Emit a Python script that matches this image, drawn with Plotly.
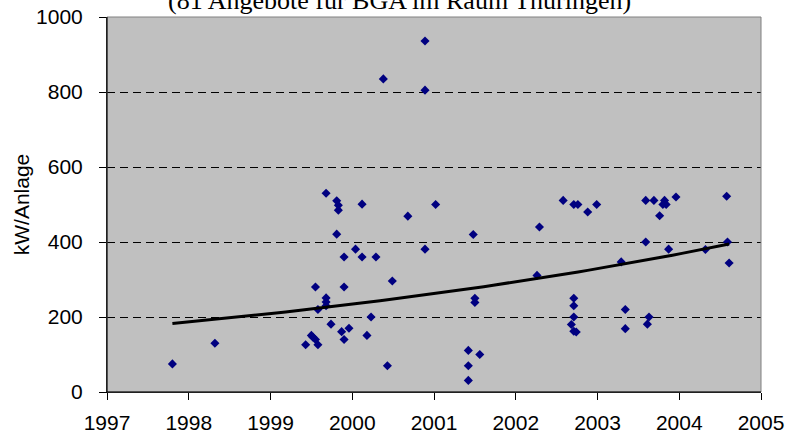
import numpy as np
import plotly.graph_objects as go

# Data (year, kW per plant)
years = [
    1997.80, 1998.32,
    1999.68, 1999.81, 1999.83, 1999.83, 2000.12, 1999.81, 2000.04, 1999.90, 2000.12, 2000.29,
    2000.49, 1999.55, 1999.90, 1999.68, 1999.68, 1999.68, 1999.58, 2000.23, 1999.74, 1999.96,
    1999.87, 2000.18, 1999.50, 1999.52, 1999.55, 1999.90, 1999.43, 1999.58,
    2000.38, 2000.89, 2000.89, 2000.68, 2001.02, 2000.89, 2001.48, 2001.50, 2001.50, 2001.42,
    2001.56, 2001.42, 2001.42, 2000.43,
    2002.29, 2002.26,
    2002.58, 2002.71, 2002.76, 2002.88, 2002.99, 2002.71, 2002.71, 2002.71, 2002.68, 2002.71, 2002.74,
    2003.34, 2003.34, 2003.63, 2003.61, 2003.29, 2003.59, 2003.59, 2003.69, 2003.82, 2003.80,
    2003.84, 2003.76, 2003.96, 2003.87, 2004.32, 2004.58, 2004.59, 2004.61,
]
kw = [
    75, 130,
    530, 510, 498, 485, 501, 421, 381, 360, 360, 360,
    296, 280, 280, 251, 240, 230, 220, 200, 181, 170,
    161, 151, 151, 146, 140, 140, 126, 126,
    835, 936, 805, 469, 500, 381, 420, 250, 239, 111,
    100, 70, 31, 70,
    440, 311,
    511, 500, 500, 480, 500, 250, 230, 200, 180, 162, 160,
    220, 169, 200, 181, 347, 400, 511, 511, 511, 500,
    500, 470, 520, 381, 380, 522, 400, 344,
]

x_ticks = [1997, 1998, 1999, 2000, 2001, 2002, 2003, 2004, 2005]
y_ticks = [0, 200, 400, 600, 800, 1000]
title_text = "(81 Angebote für BGA im Raum Thüringen)"
y_title = "kW/Anlage"

# Exponential trendline (least squares on ln y), like Excel
xa = np.array(years)
ya = np.array(kw, dtype=float)
b, lna = np.polyfit(xa - 1997, np.log(ya), 1)
tx = np.linspace(xa.min(), xa.max(), 60)
ty = np.exp(lna + b * (tx - 1997))

fig = go.Figure()
fig.add_trace(go.Scatter(
    x=years, y=kw, mode="markers",
    marker=dict(symbol="diamond", size=7, color="#000080", line=dict(width=0)),
    showlegend=False, hoverinfo="skip"))
fig.add_trace(go.Scatter(
    x=tx, y=ty, mode="lines", line=dict(color="black", width=3),
    showlegend=False, hoverinfo="skip"))

font = "Liberation Sans, Arial, sans-serif"
fig.update_layout(
    width=788, height=436,
    margin=dict(l=107, r=27, t=17, b=44, pad=0),
    paper_bgcolor="white", plot_bgcolor="#C0C0C0",
    font=dict(family=font, size=21, color="black"),
    xaxis=dict(range=[1997, 2005], tickvals=x_ticks, ticktext=[str(v) for v in x_ticks],
               showgrid=False, zeroline=False, showline=True, linecolor="black", linewidth=1,
               ticks="outside", ticklen=7, tickcolor="black", tickfont=dict(size=21),
               ticklabelstandoff=5, automargin=False),
    yaxis=dict(range=[0, 1000], tickvals=y_ticks, ticktext=[str(v) for v in y_ticks],
               showgrid=True, gridcolor="black", gridwidth=1, griddash="8px,5px",
               zeroline=False, showline=True, linecolor="black", linewidth=1,
               ticks="outside", ticklen=7, tickcolor="black", tickfont=dict(size=21),
               ticklabelstandoff=12, automargin=False,
               title=dict(text=y_title, font=dict(size=21), standoff=0)),
)
# gray border on top/right of plot area
fig.add_shape(type="rect", xref="paper", yref="paper", x0=0, y0=0, x1=1, y1=1,
              line=dict(color="#808080", width=1), fillcolor="rgba(0,0,0,0)", layer="above")
fig.add_shape(type="line", xref="paper", yref="paper", x0=0, y0=0, x1=0, y1=1,
              line=dict(color="black", width=1), layer="above")
fig.add_shape(type="line", xref="paper", yref="paper", x0=0, y0=0, x1=1, y1=0,
              line=dict(color="black", width=1), layer="above")
fig.add_annotation(text=title_text, xref="paper", yref="paper", x=0.448, y=1,
                   xanchor="center", yanchor="bottom", showarrow=False,
                   font=dict(family="Liberation Serif, Times New Roman, serif", size=26, color="black"))

fig.write_html("out.html", config={"displayModeBar": False},
               post_script="document.body.style.margin='0px';")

◆ **Task statement**:
Leave out the pictures and restate, word for word, the lines from the top of the data through the line containing "ty = np.exp(lna + b * (tx - 1997))", both included.

◆ **Answer to this task**:
Emit a Python script that matches this image, drawn with Plotly.
import numpy as np
import plotly.graph_objects as go

# Data (year, kW per plant)
years = [
    1997.80, 1998.32,
    1999.68, 1999.81, 1999.83, 1999.83, 2000.12, 1999.81, 2000.04, 1999.90, 2000.12, 2000.29,
    2000.49, 1999.55, 1999.90, 1999.68, 1999.68, 1999.68, 1999.58, 2000.23, 1999.74, 1999.96,
    1999.87, 2000.18, 1999.50, 1999.52, 1999.55, 1999.90, 1999.43, 1999.58,
    2000.38, 2000.89, 2000.89, 2000.68, 2001.02, 2000.89, 2001.48, 2001.50, 2001.50, 2001.42,
    2001.56, 2001.42, 2001.42, 2000.43,
    2002.29, 2002.26,
    2002.58, 2002.71, 2002.76, 2002.88, 2002.99, 2002.71, 2002.71, 2002.71, 2002.68, 2002.71, 2002.74,
    2003.34, 2003.34, 2003.63, 2003.61, 2003.29, 2003.59, 2003.59, 2003.69, 2003.82, 2003.80,
    2003.84, 2003.76, 2003.96, 2003.87, 2004.32, 2004.58, 2004.59, 2004.61,
]
kw = [
    75, 130,
    530, 510, 498, 485, 501, 421, 381, 360, 360, 360,
    296, 280, 280, 251, 240, 230, 220, 200, 181, 170,
    161, 151, 151, 146, 140, 140, 126, 126,
    835, 936, 805, 469, 500, 381, 420, 250, 239, 111,
    100, 70, 31, 70,
    440, 311,
    511, 500, 500, 480, 500, 250, 230, 200, 180, 162, 160,
    220, 169, 200, 181, 347, 400, 511, 511, 511, 500,
    500, 470, 520, 381, 380, 522, 400, 344,
]

x_ticks = [1997, 1998, 1999, 2000, 2001, 2002, 2003, 2004, 2005]
y_ticks = [0, 200, 400, 600, 800, 1000]
title_text = "(81 Angebote für BGA im Raum Thüringen)"
y_title = "kW/Anlage"

# Exponential trendline (least squares on ln y), like Excel
xa = np.array(years)
ya = np.array(kw, dtype=float)
b, lna = np.polyfit(xa - 1997, np.log(ya), 1)
tx = np.linspace(xa.min(), xa.max(), 60)
ty = np.exp(lna + b * (tx - 1997))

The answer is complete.